[JOB]:
Copy the listing below in full and skip every picture.

+===+

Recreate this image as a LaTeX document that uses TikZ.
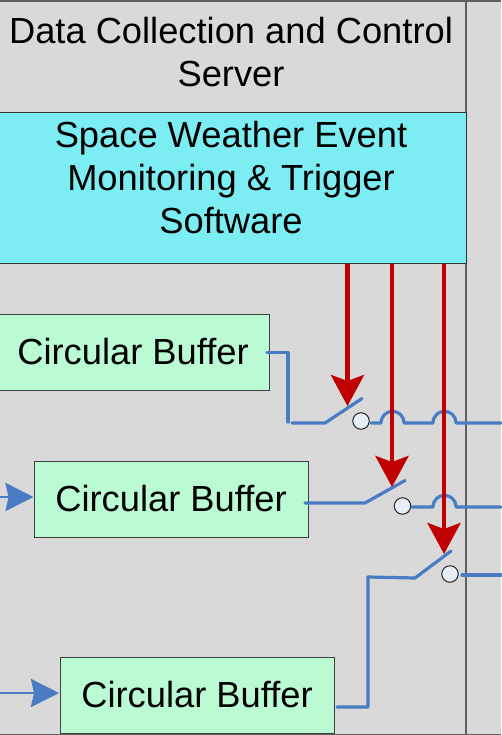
\documentclass[tikz,border=0pt]{standalone}
\usepackage{fontspec}
\setmainfont{Liberation Sans}
\usetikzlibrary{arrows.meta}
\definecolor{panelgray}{HTML}{D9D9D9}
\definecolor{cyanbox}{HTML}{7CEEF3}
\definecolor{greenbox}{HTML}{BBFBD3}
\definecolor{wireblue}{HTML}{4A7CC4}
\definecolor{trigred}{HTML}{C00000}
\definecolor{contact}{HTML}{E8EEF8}
\definecolor{edgegray}{HTML}{5F5F5F}
\newcommand{\buftext}{\raisebox{1.5pt}{Circular Buffer}}
\tikzset{
  x=1pt,y=-1pt,
  bodytext/.style={font=\fontsize{36.3}{43}\selectfont,align=center,text=black,inner sep=0pt},
  buffer/.style={draw=black!75,line width=1pt,fill=greenbox,minimum width=274pt,minimum height=76pt,inner sep=0pt,font=\fontsize{36.3}{43}\selectfont},
  wire/.style={draw=wireblue,line width=3.2pt,line cap=round,line join=round},
  feed/.style={draw=wireblue,line width=2.8pt,-{Stealth[length=28pt,width=28pt,inset=3pt]}},
  trigger/.style={draw=trigred,line width=4.4pt,-{Stealth[length=31pt,width=33pt,inset=6pt]}},
  contactpt/.style={circle,draw=black!85,line width=1pt,fill=contact,minimum size=16.5pt,inner sep=0pt}
}
\begin{document}
\begin{tikzpicture}
\useasboundingbox (0,0) rectangle (501,735);
\fill[panelgray] (0,0) rectangle (501,735);
\draw[edgegray,line width=1.2pt] (0,1) -- (501,1);
\draw[edgegray,line width=1.2pt] (0,734.4) -- (501,734.4);
\draw[edgegray,line width=1.5pt] (466,0) -- (466,735);
\node[bodytext] (title) at (231,52) {Data Collection and Control\\Server};
\node[draw=black!80,line width=1pt,fill=cyanbox,minimum width=469pt,minimum height=150pt,inner sep=0pt] (monitor) at (232,188) {};
\node[bodytext] (monitortext) at (231,178) {Space Weather Event\\Monitoring \& Trigger\\Software};
\node[buffer,minimum width=273pt] (buf1) at (133,352) {\buftext};
\node[buffer] (buf2) at (171,499) {\buftext};
\node[buffer] (buf3) at (197,695.5) {\buftext};
\coordinate (f2) at (0,497);
\coordinate (f3) at (0,693);
\draw[feed] (f2) -- (buf2.west |- f2);
\draw[feed] (f3) -- (59,693) coordinate (f3end);
% switch 1
\node[contactpt] (c1) at (361,421) {};
\coordinate (s1a) at (267,352.5);
\coordinate (s1b) at (288,352.5);
\coordinate (s1c) at (288,422);
\coordinate (s1d) at (292,423);
\coordinate (s1e) at (325,423);
\coordinate (s1f) at (362,398.5);
\coordinate (s1o) at (501,423);
\coordinate (s1g) at (371,423);
\draw[wire] (s1a) -- (s1b) -- (s1c);
\draw[wire] (s1d) -- (s1e) -- (s1f);
\draw[wire] (s1g) -- (381,423) .. controls (381.5,407.5) and (403.5,407.5) .. (404,423) -- (433,423) .. controls (433.5,407.5) and (455.5,407.5) .. (456,423) -- (s1o);
% switch 2
\node[contactpt] (c2) at (402.5,506) {};
\coordinate (s2a) at (305,503);
\coordinate (s2e) at (365,503);
\coordinate (s2f) at (405,480.5);
\coordinate (s2g) at (412,507);
\coordinate (s2o) at (501,507);
\draw[wire] (s2a) -- (s2e) -- (s2f);
\draw[wire] (s2g) -- (433,507) .. controls (433.5,491.5) and (455.5,491.5) .. (456,507) -- (s2o);
% switch 3
\node[contactpt] (c3) at (450,574) {};
\coordinate (s3a) at (337,707);
\coordinate (s3b) at (368,707);
\coordinate (s3c) at (368,577);
\coordinate (s3e) at (415,578);
\coordinate (s3f) at (451,551);
\coordinate (s3g) at (462,575);
\coordinate (s3o) at (501,575);
\draw[wire] (s3a) -- (s3b) -- (s3c) -- (s3e) -- (s3f);
\draw[wire] (s3g) -- (s3o);
% triggers
\coordinate (t1) at (347.5,406);
\coordinate (t2) at (392,487);
\coordinate (t3) at (444,554);
\draw[trigger] (monitor.south -| t1) -- (t1);
\draw[trigger] (monitor.south -| t2) -- (t2);
\draw[trigger] (monitor.south -| t3) -- (t3);
\end{tikzpicture}
\end{document}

+===+

[EXERCISE ANSWER]:
Recreate this image as a LaTeX document that uses TikZ.
\documentclass[tikz,border=0pt]{standalone}
\usepackage{fontspec}
\setmainfont{Liberation Sans}
\usetikzlibrary{arrows.meta}
\definecolor{panelgray}{HTML}{D9D9D9}
\definecolor{cyanbox}{HTML}{7CEEF3}
\definecolor{greenbox}{HTML}{BBFBD3}
\definecolor{wireblue}{HTML}{4A7CC4}
\definecolor{trigred}{HTML}{C00000}
\definecolor{contact}{HTML}{E8EEF8}
\definecolor{edgegray}{HTML}{5F5F5F}
\newcommand{\buftext}{\raisebox{1.5pt}{Circular Buffer}}
\tikzset{
  x=1pt,y=-1pt,
  bodytext/.style={font=\fontsize{36.3}{43}\selectfont,align=center,text=black,inner sep=0pt},
  buffer/.style={draw=black!75,line width=1pt,fill=greenbox,minimum width=274pt,minimum height=76pt,inner sep=0pt,font=\fontsize{36.3}{43}\selectfont},
  wire/.style={draw=wireblue,line width=3.2pt,line cap=round,line join=round},
  feed/.style={draw=wireblue,line width=2.8pt,-{Stealth[length=28pt,width=28pt,inset=3pt]}},
  trigger/.style={draw=trigred,line width=4.4pt,-{Stealth[length=31pt,width=33pt,inset=6pt]}},
  contactpt/.style={circle,draw=black!85,line width=1pt,fill=contact,minimum size=16.5pt,inner sep=0pt}
}
\begin{document}
\begin{tikzpicture}
\useasboundingbox (0,0) rectangle (501,735);
\fill[panelgray] (0,0) rectangle (501,735);
\draw[edgegray,line width=1.2pt] (0,1) -- (501,1);
\draw[edgegray,line width=1.2pt] (0,734.4) -- (501,734.4);
\draw[edgegray,line width=1.5pt] (466,0) -- (466,735);
\node[bodytext] (title) at (231,52) {Data Collection and Control\\Server};
\node[draw=black!80,line width=1pt,fill=cyanbox,minimum width=469pt,minimum height=150pt,inner sep=0pt] (monitor) at (232,188) {};
\node[bodytext] (monitortext) at (231,178) {Space Weather Event\\Monitoring \& Trigger\\Software};
\node[buffer,minimum width=273pt] (buf1) at (133,352) {\buftext};
\node[buffer] (buf2) at (171,499) {\buftext};
\node[buffer] (buf3) at (197,695.5) {\buftext};
\coordinate (f2) at (0,497);
\coordinate (f3) at (0,693);
\draw[feed] (f2) -- (buf2.west |- f2);
\draw[feed] (f3) -- (59,693) coordinate (f3end);
% switch 1
\node[contactpt] (c1) at (361,421) {};
\coordinate (s1a) at (267,352.5);
\coordinate (s1b) at (288,352.5);
\coordinate (s1c) at (288,422);
\coordinate (s1d) at (292,423);
\coordinate (s1e) at (325,423);
\coordinate (s1f) at (362,398.5);
\coordinate (s1o) at (501,423);
\coordinate (s1g) at (371,423);
\draw[wire] (s1a) -- (s1b) -- (s1c);
\draw[wire] (s1d) -- (s1e) -- (s1f);
\draw[wire] (s1g) -- (381,423) .. controls (381.5,407.5) and (403.5,407.5) .. (404,423) -- (433,423) .. controls (433.5,407.5) and (455.5,407.5) .. (456,423) -- (s1o);
% switch 2
\node[contactpt] (c2) at (402.5,506) {};
\coordinate (s2a) at (305,503);
\coordinate (s2e) at (365,503);
\coordinate (s2f) at (405,480.5);
\coordinate (s2g) at (412,507);
\coordinate (s2o) at (501,507);
\draw[wire] (s2a) -- (s2e) -- (s2f);
\draw[wire] (s2g) -- (433,507) .. controls (433.5,491.5) and (455.5,491.5) .. (456,507) -- (s2o);
% switch 3
\node[contactpt] (c3) at (450,574) {};
\coordinate (s3a) at (337,707);
\coordinate (s3b) at (368,707);
\coordinate (s3c) at (368,577);
\coordinate (s3e) at (415,578);
\coordinate (s3f) at (451,551);
\coordinate (s3g) at (462,575);
\coordinate (s3o) at (501,575);
\draw[wire] (s3a) -- (s3b) -- (s3c) -- (s3e) -- (s3f);
\draw[wire] (s3g) -- (s3o);
% triggers
\coordinate (t1) at (347.5,406);
\coordinate (t2) at (392,487);
\coordinate (t3) at (444,554);
\draw[trigger] (monitor.south -| t1) -- (t1);
\draw[trigger] (monitor.south -| t2) -- (t2);
\draw[trigger] (monitor.south -| t3) -- (t3);
\end{tikzpicture}
\end{document}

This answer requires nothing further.